The Advertising Standards Council of India (ASCI) intends to alter its current “Guidelines for Advertising of Educational Institutions, Programmes and Platforms” document with the aim of ensuring that advertising in the education sector won’t jeopardise students’ wellbeing. All institutions, including colleges, coaching sessions, and edtech platforms, will be governed by the updated guidelines.
The physical and mental health of young students has been taken into consideration when creating the proposed amendment. F for instance, advertising must refrain from portraying average students or those with low test scores as demotivated, unhappy, or getting less praise from peers, parents, or teachers. Additionally, ASCI urges that students who receive bad grades not be portrayed as failures and that stereotypes based on gender or appearance be avoided. The ASCI code will be broken if there is a false sense of urgency or dread of missing out that might increase parental or student concerns about education. Brands are encouraged to avoid linking particular subjects with particular genders, even though it is not required to feature students of any particular gender.
The current ASCI code for education advertisements mandates that all promises and claims be supported by evidence and forbids companies from making deceptive claims.
But in 2022–2023, the education sector—which was responsible for 27% of the objectionable advertisements that the industry authority had to deal with—was the worst offender of the ASCI code. 22% of these came from conventional educational firms, and 5% came from edtech businesses.
A study by ASCI called EdNext on advertising in the edtech sector was published in January of this year and showed a number of issues. For instance, 73% of the parents surveyed felt that edtech companies’ advertising portrays too much scholastic pressure.
Manisha Kapoor, CEO and Secretary General at ASCI, said the guidelines are being updated on the back of the report’s findings.

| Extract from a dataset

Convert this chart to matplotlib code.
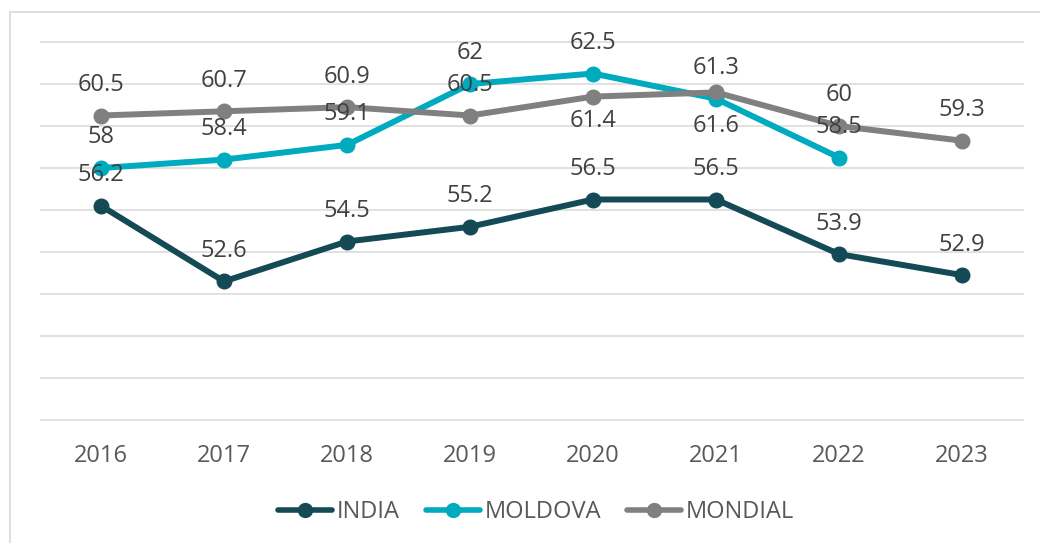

“The new clauses are about recognising that education advertising impacts the minds of parents and growing children. Therefore, in addition to complying with the existing ASCI codes that mandate honest claims, advertisers should endeavour to make sure that ads are not harmful. The EdNext study and our conversation with various stakeholders such as academicians, consumers, institutes and the advertising industry have paved the way for the additional guidelines to come in,” said Kapoor.